Unfortunately, we often found ourselves with rooms that were simply too large for human comfort. So how do we celebrate the beauty of logs overhead and still create a place that feels homey? How do we create the intimacy and comfort we seek? Read on for answers.

Comfort Zones
People feel more comfortable in rooms that are in proportion to our own dimensions. For this reason alcoves, window seats, nooks, corners and areas with lowered ceilings appeal to us. Now think about a room with a cathedral ceiling. We’re drawn to its height because it highlights the timbers and trusses. If the height makes the horizontal dimensions of the room seem smaller, overall size of the room may need to increase to get the proper proportion. On the other hand, if you lower the ceiling, you can keep the room smaller and more intimate and you’ll also bring the logs into better view.

Subspaces
As any room grows in size, it becomes necessary to divide it into subspaces. This can be done formally with posts, half-walls or changes in floor level, or informally with strategically placed area rugs and furniture groupings. The key to making a great room work is to realize that we spend most of our time taking part in more intimate activities rather than in big gatherings. A large formal seating area consisting of a couple of couches can be placed in the center of the room, facing the fireplace. Near the windows, comfortable chairs surrounded by plants take in the view. A nook for reading occupies one corner, a piano the other.

Architectural Division
The shape of the floorplan is another consideration. If the great room is set at an angle to other living spaces, the focus moves to the interesting views and spatial relationships and tones down the vertical dimension of high ceilings. Adding a bay or jogs in the walls can give the room variety and balance. Alcoves, window seats and special recesses for furniture or built-in cabinetry also help.

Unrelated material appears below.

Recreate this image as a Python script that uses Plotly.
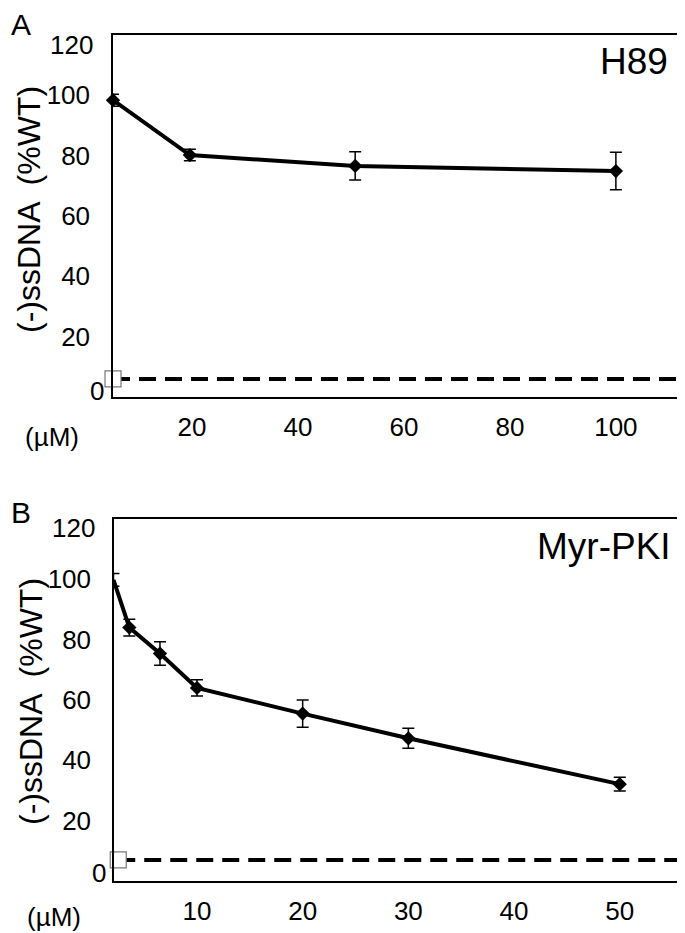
import plotly.graph_objects as go

# ---------------- data ----------------
# Panel A (H89): plotted x positions (the 0 µM point sits on the left axis)
a_x = [5.1, 19.6, 50.8, 100]
a_y = [98.4, 80.2, 76.6, 74.9]
a_err = [2.0, 1.9, 4.7, 6.2]
a_ctrl = 6.0
a_ticks = [20, 40, 60, 80, 100]

# Panel B (Myr-PKI)
b_x = [2.1, 3.6, 6.5, 10, 20, 30, 50]
b_y = [99.8, 84.0, 75.4, 64.0, 55.5, 47.3, 32.1]
b_err = [2.1, 2.8, 3.9, 2.7, 4.5, 3.3, 2.3]
b_ctrl = 7.0
b_ticks = [10, 20, 30, 40, 50]

y_ticks = [20, 40, 60, 80, 100]

# the page body has an 8px margin, so the figure is drawn 8px in from the corner
OFF = 8
W, H = 685 - OFF, 933 - OFF
FONT = "Liberation Sans, Arial, Helvetica, sans-serif"

def px(xp):
    return (xp - OFF) / W

def py(yp):
    return 1 - (yp - OFF) / H

a_xrange = [5.1, 112.1]
b_xrange = [2.15, 55.7]

fig = go.Figure()

def add_panel(xs, ys, errs, ctrl, xr, sq_x, xa, ya):
    # control dashed line
    fig.add_trace(go.Scatter(
        x=[sq_x, xr[1] - 0.002 * (xr[1] - xr[0])], y=[ctrl, ctrl], mode="lines",
        line=dict(color="black", width=4, dash="17px,9px"),
        xaxis=xa, yaxis=ya, showlegend=False, hoverinfo="skip"))
    # control open square
    fig.add_trace(go.Scatter(
        x=[sq_x], y=[ctrl], mode="markers",
        marker=dict(symbol="square", size=16, color="white",
                    line=dict(color="#777777", width=1.2)),
        xaxis=xa, yaxis=ya, showlegend=False, cliponaxis=False))
    # dose-response line
    fig.add_trace(go.Scatter(
        x=xs, y=ys, mode="lines+markers",
        line=dict(color="black", width=4),
        marker=dict(symbol="diamond", size=11, color="black"),
        error_y=dict(type="data", array=errs, visible=True, color="black",
                     thickness=1.5, width=6),
        xaxis=xa, yaxis=ya, showlegend=False, cliponaxis=False))

add_panel(a_x, a_y, a_err, a_ctrl, a_xrange, a_xrange[0], "x", "y")
add_panel(b_x, b_y, b_err, b_ctrl, b_xrange, 2.55, "x2", "y2")

axis_common = dict(showline=True, mirror=True, linecolor="black", linewidth=1.5,
                   showgrid=False, zeroline=False, ticks="",
                   tickfont=dict(family=FONT, size=26, color="black"))

fig.update_layout(
    width=W, height=H, margin=dict(l=0, r=0, t=0, b=0),
    paper_bgcolor="white", plot_bgcolor="white",
    font=dict(family=FONT, color="black"),
    xaxis=dict(domain=[px(113), px(680)], range=a_xrange, tickvals=a_ticks,
               anchor="y", ticklabelstandoff=6, **axis_common),
    yaxis=dict(domain=[py(397), py(35)], range=[0, 120], tickvals=y_ticks,
               anchor="x", ticklabelstandoff=16, **axis_common),
    xaxis2=dict(domain=[px(114), px(680)], range=b_xrange, tickvals=b_ticks,
                anchor="y2", ticklabelstandoff=6, **axis_common),
    yaxis2=dict(domain=[py(881), py(519)], range=[0, 120], tickvals=y_ticks,
                anchor="x2", ticklabelstandoff=16, **axis_common),
)

ann = []
def txt(x, y, s, size, xanchor="center", yanchor="middle", angle=0):
    ann.append(dict(x=px(x), y=py(y), xref="paper", yref="paper", text=s,
                    showarrow=False, xanchor=xanchor, yanchor=yanchor,
                    textangle=angle, font=dict(family=FONT, size=size, color="black")))

# panel letters
txt(9, 24, "A", 30, xanchor="left")
txt(9, 512, "B", 30, xanchor="left")
# compound labels
txt(670, 62, "H89", 37, xanchor="right")
txt(673, 546, "Myr-PKI", 37, xanchor="right")
# y titles
txt(29, 210, "(-)ssDNA  (%WT)", 32, angle=-90)
txt(31, 702, "(-)ssDNA  (%WT)", 32, angle=-90)
# corner labels 0 / 120 and unit
txt(95, 45, "120", 26, xanchor="right")
txt(97, 528, "120", 26, xanchor="right")
txt(97, 391, "0", 26)
txt(99, 873, "0", 26)
txt(52, 437, "(µM)", 26)
txt(54, 917, "(µM)", 26)

fig.update_layout(annotations=ann)
fig.write_html("out.html")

Remember to look at relationships between rooms, too. For instance, the cook may want to talk with others while preparing a meal, but diners won’t want to look into a messy kitchen while eating. To solve that problem, create visual breaks such as strategically placed posts, raised-bar counters, interceding cabinetry or a change in floor level.

Changes in ceiling height also help. Making one area more intimate while maintaining visual access to another area adds definition and variety. Grouped beams and trusses in a great room create a pattern and rhythm overhead, influencing the room’s character.